# FootbAll jersey and vinyl - heat settings and time?



## lexiandlala (Oct 19, 2009)

My friend gave me her sons football jersey to press his name on.
I had a friend cut me some vinyl
And I'm ready to go but don't want to melt anything
Or ruin the jersey.
What temp?

What time?
I've read. 330 for 6-8 seconds?
Does that sound right?
If not ill be spending $60 for a new jersey!
The jersey already has number on it because it was retail bought.
I should hang that off the press? Cover it will butcher paper, Teflon?
All help appreciated!!
Thanks!!


----------



## rhilferding (Jun 18, 2010)

What kind of fabric is it?


----------



## lexiandlala (Oct 19, 2009)

it's a football jersey so I'm assuming it is polyester. it's a collegiate store bought jersey.


----------



## rhilferding (Jun 18, 2010)

In my opinion, I would not let the hot press hit the number. just hang it off the side.

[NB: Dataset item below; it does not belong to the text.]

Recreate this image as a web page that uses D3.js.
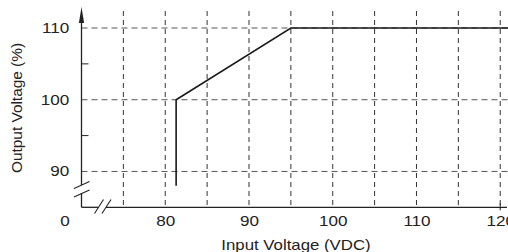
<!DOCTYPE html>
<html>
<head>
<meta charset="utf-8">
<script src="https://cdn.jsdelivr.net/npm/d3@7"></script>
<style>
  body { margin: 0; background: #fff; }
  svg { display: block; }
  text { font-family: "Liberation Sans", Arial, sans-serif; fill: #222; }
</style>
</head>
<body>
<div id="chart"></div>
<script>
// data
var inputVoltage = [81.3, 81.3, 95, 121];
var outputVoltage = [88, 100, 110, 110];

var xGridValues = [75, 80, 85, 90, 95, 100, 105, 110, 115, 120];
var xTickLabels = [80, 90, 100, 110, 120];
var yGridValues = [90, 100, 110];
var yMinorTicks = [95, 105];
var yTickLabels = [90, 100, 110];

var svgWidth = 508;
var svgHeight = 252;

var svg = d3.select("#chart")
  .append("svg")
  .attr("width", svgWidth)
  .attr("height", svgHeight);

// broken axes: left edge stands for 70 V, bottom edge for 85 %
var xScale = d3.scaleLinear()
  .domain([70, 121])
  .range([81.5, 508.6]);

var yScale = d3.scaleLinear()
  .domain([85, 110])
  .range([207.3, 28]);

var x0 = xScale(70), y0 = yScale(85);

// dashed grid
svg.append("g").selectAll("line")
  .data(xGridValues)
  .enter()
  .append("line")
  .attr("x1", d => xScale(d))
  .attr("x2", d => xScale(d))
  .attr("y1", 11)
  .attr("y2", y0)
  .attr("stroke", "#333")
  .attr("stroke-width", 1)
  .attr("stroke-dasharray", "5,4");

svg.append("g").selectAll("line")
  .data(yGridValues)
  .enter()
  .append("line")
  .attr("x1", x0)
  .attr("x2", svgWidth)
  .attr("y1", d => yScale(d))
  .attr("y2", d => yScale(d))
  .attr("stroke", "#555")
  .attr("stroke-width", 1)
  .attr("stroke-dasharray", "6,4");

// x tick labels through d3 axis (no domain, no ticks)
var bottomAxis = d3.axisBottom(xScale)
  .tickValues(xTickLabels)
  .tickSize(0)
  .tickPadding(9);

var xAxisG = svg.append("g")
  .attr("transform", `translate(0, ${y0})`)
  .call(bottomAxis);
xAxisG.select(".domain").remove();
xAxisG.selectAll("text")
  .attr("font-size", "14px")
  .attr("font-family", null)
  .attr("fill", "#222")
  .attr("transform", "scale(1.22,1)")
  .attr("x", 0);

var leftAxis = d3.axisLeft(yScale)
  .tickValues(yTickLabels)
  .tickSize(0)
  .tickPadding(0);

var yAxisG = svg.append("g")
  .attr("transform", `translate(${x0}, 0)`)
  .call(leftAxis);
yAxisG.select(".domain").remove();
yAxisG.selectAll("text")
  .attr("font-size", "14px")
  .attr("font-family", null)
  .attr("fill", "#222")
  .attr("x", -10)
  .attr("transform", "scale(1.22,1)");

// origin label
svg.append("text")
  .attr("x", 65)
  .attr("y", y0 + 9)
  .attr("dy", "0.71em")
  .attr("font-size", "14px")
  .attr("text-anchor", "middle")
  .attr("transform", "translate(65,0) scale(1.22,1) translate(-65,0)")
  .text("0");

// axis lines with break gaps
var axisColor = "#222";
svg.append("line")
  .attr("x1", x0).attr("x2", x0)
  .attr("y1", 22).attr("y2", 185)
  .attr("stroke", axisColor).attr("stroke-width", 1.3);
svg.append("line")
  .attr("x1", x0).attr("x2", x0)
  .attr("y1", 193).attr("y2", y0)
  .attr("stroke", axisColor).attr("stroke-width", 1.3);
svg.append("line")
  .attr("x1", x0).attr("x2", 98)
  .attr("y1", y0).attr("y2", y0)
  .attr("stroke", axisColor).attr("stroke-width", 1.3);
svg.append("line")
  .attr("x1", 106).attr("x2", 507)
  .attr("y1", y0).attr("y2", y0)
  .attr("stroke", axisColor).attr("stroke-width", 1.3);

// arrow head on y axis
svg.append("path")
  .attr("d", `M${x0},7 L${x0 - 2.6},23 L${x0 + 2.6},23 Z`)
  .attr("fill", axisColor);

// break marks
var breakMarks = [
  [74, 188.5, 89.5, 181.5],
  [74, 197, 89.5, 190],
  [94.5, 213.5, 103.5, 199.5],
  [102, 213.5, 111, 199.5]
];
svg.append("g").selectAll("line")
  .data(breakMarks)
  .enter()
  .append("line")
  .attr("x1", d => d[0]).attr("y1", d => d[1])
  .attr("x2", d => d[2]).attr("y2", d => d[3])
  .attr("stroke", axisColor)
  .attr("stroke-width", 1.1);

// minor ticks on y axis
svg.append("g").selectAll("line")
  .data(yMinorTicks)
  .enter()
  .append("line")
  .attr("x1", x0).attr("x2", x0 + 7)
  .attr("y1", d => yScale(d)).attr("y2", d => yScale(d))
  .attr("stroke", axisColor).attr("stroke-width", 1);

// small tick at 120
svg.append("line")
  .attr("x1", xScale(120)).attr("x2", xScale(120))
  .attr("y1", y0 - 4).attr("y2", y0 + 3)
  .attr("stroke", axisColor).attr("stroke-width", 1);

// characteristic line
var line = d3.line()
  .x((d, i) => xScale(inputVoltage[i]))
  .y(d => yScale(d));

svg.append("path")
  .datum(outputVoltage)
  .attr("d", line)
  .attr("fill", "none")
  .attr("stroke", "#1a1a1a")
  .attr("stroke-width", 1.6);

// axis titles
svg.append("text")
  .attr("transform", "translate(296, 250) scale(1.2,1)")
  .attr("text-anchor", "middle")
  .attr("font-size", "14px")
  .text("Input Voltage (VDC)");

svg.append("text")
  .attr("transform", "translate(22, 108) rotate(-90) scale(1.1,1)")
  .attr("text-anchor", "middle")
  .attr("font-size", "14px")
  .text("Output Voltage (%)");
</script>
</body>
</html>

330 should be fine for polyester. Too hot and the dye can sublimate.

6-8 seconds should work if thats what the vinyl you are using says to do.

Good luck


----------



## jfisk3475 (Jan 28, 2011)

Some are nylon. There is low temp vinyl for that. It is pressed @ 375. 

Sent from my SGH-T679 using T-Shirt Forums


----------



## Blue92 (Oct 8, 2010)

Depends on the material the jersey is made out of and the vinyl you are applying.....


----------



## binki (Jul 16, 2006)

What is your vinyl press info? That is what you need to use. Poly jerseys can go up to 400F so you should be ok. 

You need to know what the vinyl OEM states for pressing though. That will determine temp and dwell time. 

Use a teflon sheet or silicon paper over the garment.


----------